A amizade de Cabral e Touré também enfrentou desafios e pressões externas. Portugal, como potência colonial, tentava isolar o PAIGC e minar o apoio internacional. Ao mesmo tempo, pressões políticas internas e rivalidades regionais exigiam que ambos os líderes mantivessem um equilíbrio delicado entre cooperação e autonomia. Apesar dessas dificuldades, a amizade resistiu, mostrando-se uma relação de confiança e lealdade mútua que transcendia interesses imediatos e consolidava um compromisso de longo prazo com a liberdade africana.

 

Em termos de legado histórico, a amizade entre Cabral e Touré deixou marcas profundas na história da África Ocidental. A independência da Guiné-Bissau em 1974 e a manutenção da soberania da Guiné-Conacri são testemunhos concretos do impacto positivo de alianças estratégicas baseadas na amizade.

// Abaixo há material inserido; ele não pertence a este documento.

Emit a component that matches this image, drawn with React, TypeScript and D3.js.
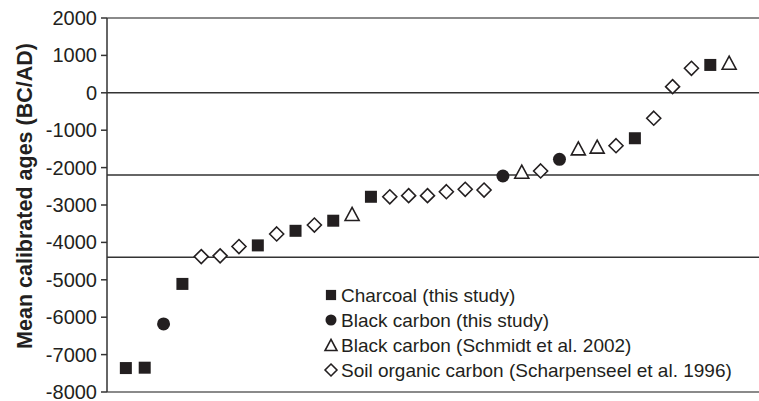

Além disso, os ideais compartilhados por ambos continuam a inspirar movimentos políticos e sociais em África, lembrando que a emancipação dos povos africanos não foi apenas uma luta militar, mas também uma luta ética, cultural e intelectual.

 

Por fim, a relação Cabral-Touré exemplifica como amizade e colaboração podem se entrelaçar com luta política e transformação social. Cabral confiava em Touré como aliado, conselheiro e amigo; Touré reconhecia em Cabral não apenas um líder revolucionário, mas também um parceiro com quem poderia compartilhar visões e estratégias. Juntos, eles demonstraram que a amizade entre líderes pode ser uma força poderosa para a libertação, criando uma rede de solidariedade capaz de resistir ao colonialismo, promover a independência e inspirar gerações futuras.

 

A história de Amílcar Cabral e Sékou Touré mostra que a amizade verdadeira, quando aliada a ideais de liberdade, justiça e dignidade, tem o poder de transformar realidades. Não se tratou apenas de uma amizade pessoal, mas de uma aliança histórica que contribuiu para mudar o destino de dois países e fortalecer a luta africana contra o colonialismo. Até hoje, os nomes de Cabral e Touré continuam a ser símbolos de coragem, visão política e amizade estratégica em África e no mundo.